Regardless of how things got started, Jake and I did purposely want to have this baby. After I had an early miscarriage a few months after our first wedding anniversary we knew that it was what we wanted and it felt right to us. That doesn’t mean it wasn’t a stress free decision, and I was a little more ready than he was, but we’re both more than excited to have two kiddos.
So why? Of course I couldn’t change the way things were with Easton. I would be a young mom. That’s just how it works. But why would we decide to have another kid when we’re not at the place the world seems to think we need to be before having a family? Why wouldn’t we want to play it safe and wait a few more years? We’ve both only got a few more semesters until we’re done with school. Why not wait until then?

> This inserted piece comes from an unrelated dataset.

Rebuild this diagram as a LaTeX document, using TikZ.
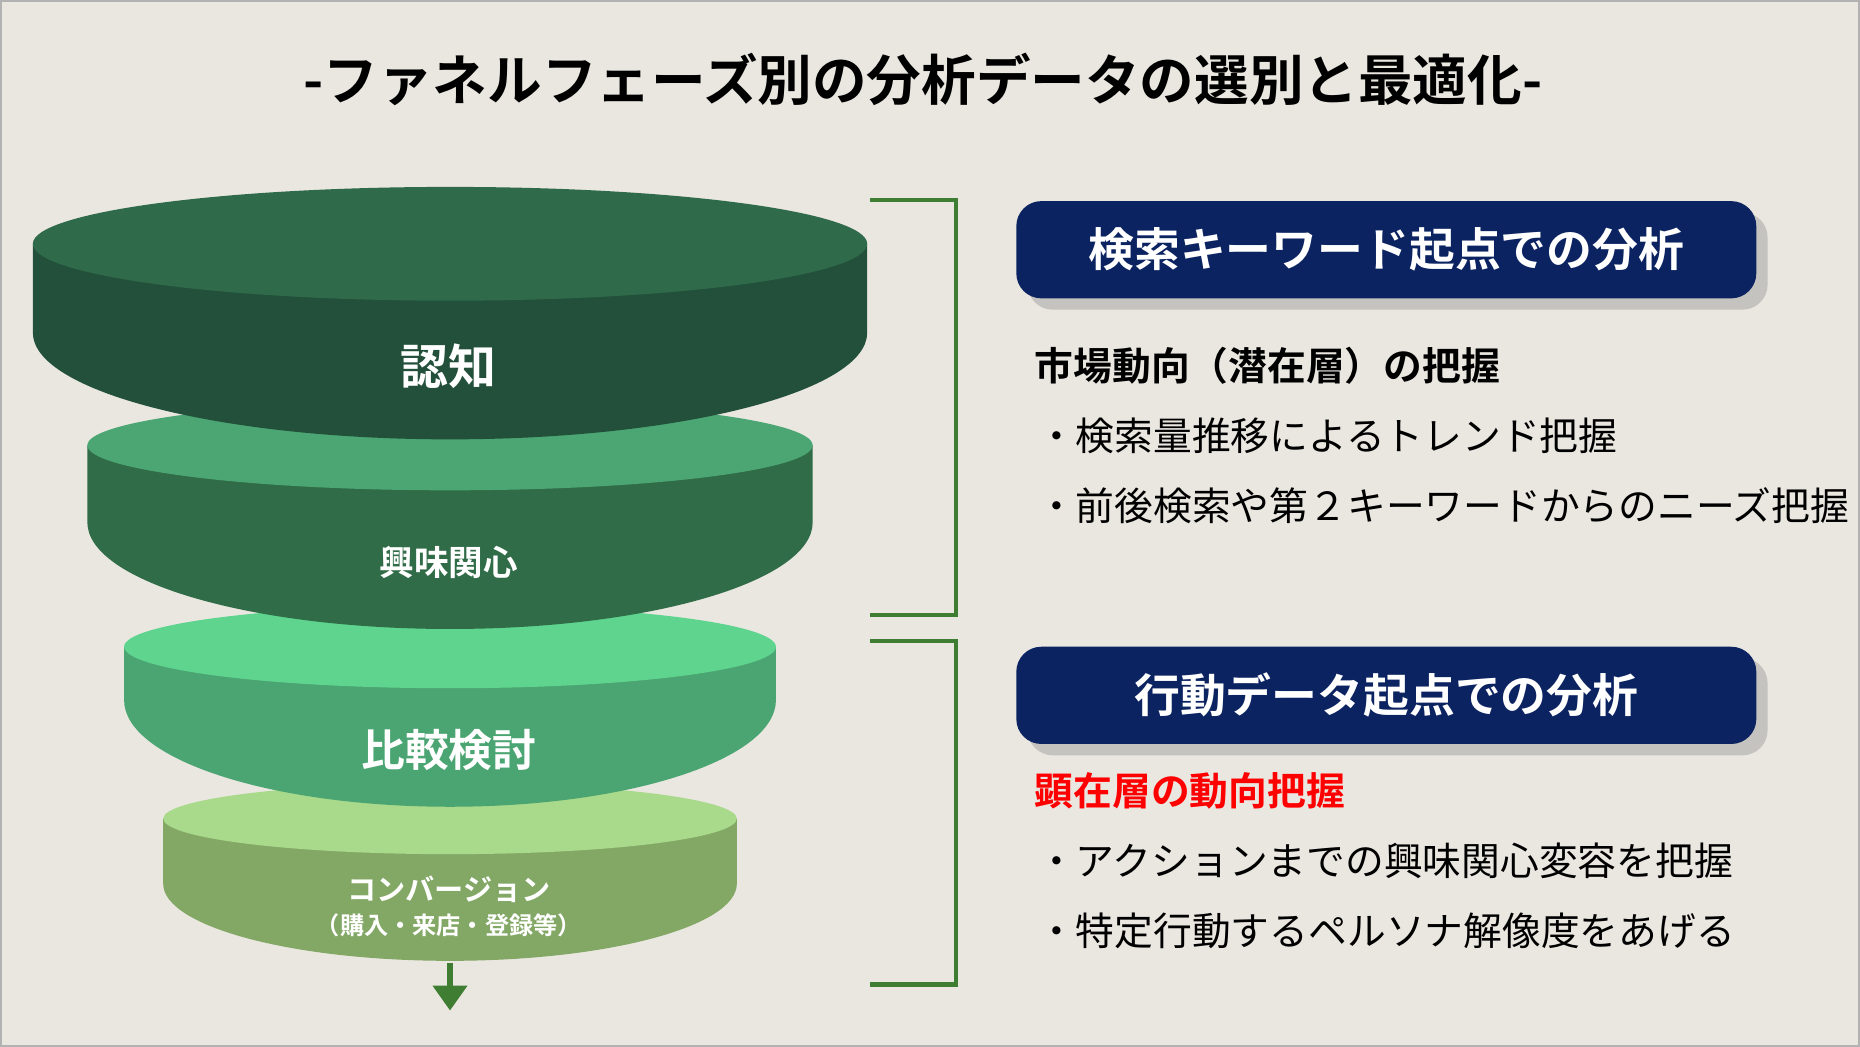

This comes down to a short list of pretty well-made reasons. 1) I didn’t want our kids spaced far apart, 2) Jake wants to go to law school when he’s finished with his bachelor’s which means I will need to be the sole (or at least the primary) provider for our family, 3) I want a big family and want to be long through with having kids by the time I’m 30.
More than anything though, I want a close family unit. I’m not saying that people with kids who are spread out can’t have close families, but I think there’s something special in having your kid’s first friends be their siblings. And because I already had Easton it was important to me that our family unit not only included him but revolved around him in the way other families revolve around their kids. I wanted him to have playmates in the form of siblings so he could learn to be a friend, be a mentor, and so he would never feel like he was part of a family separate from our other kids. I think that’s the way it’s supposed to be and I’ve been lucky enough to have found someone who feels the same.
In the end, I don’t think having lots of extra money or job security or a mortgage matters that much. Life is ever changing and often without warning. People lose their jobs or take financial hits all the time. But a strong family unit stays a strong family unit- in the best of times and in the worst of times.
So that’s our story! And we’re sticking to it.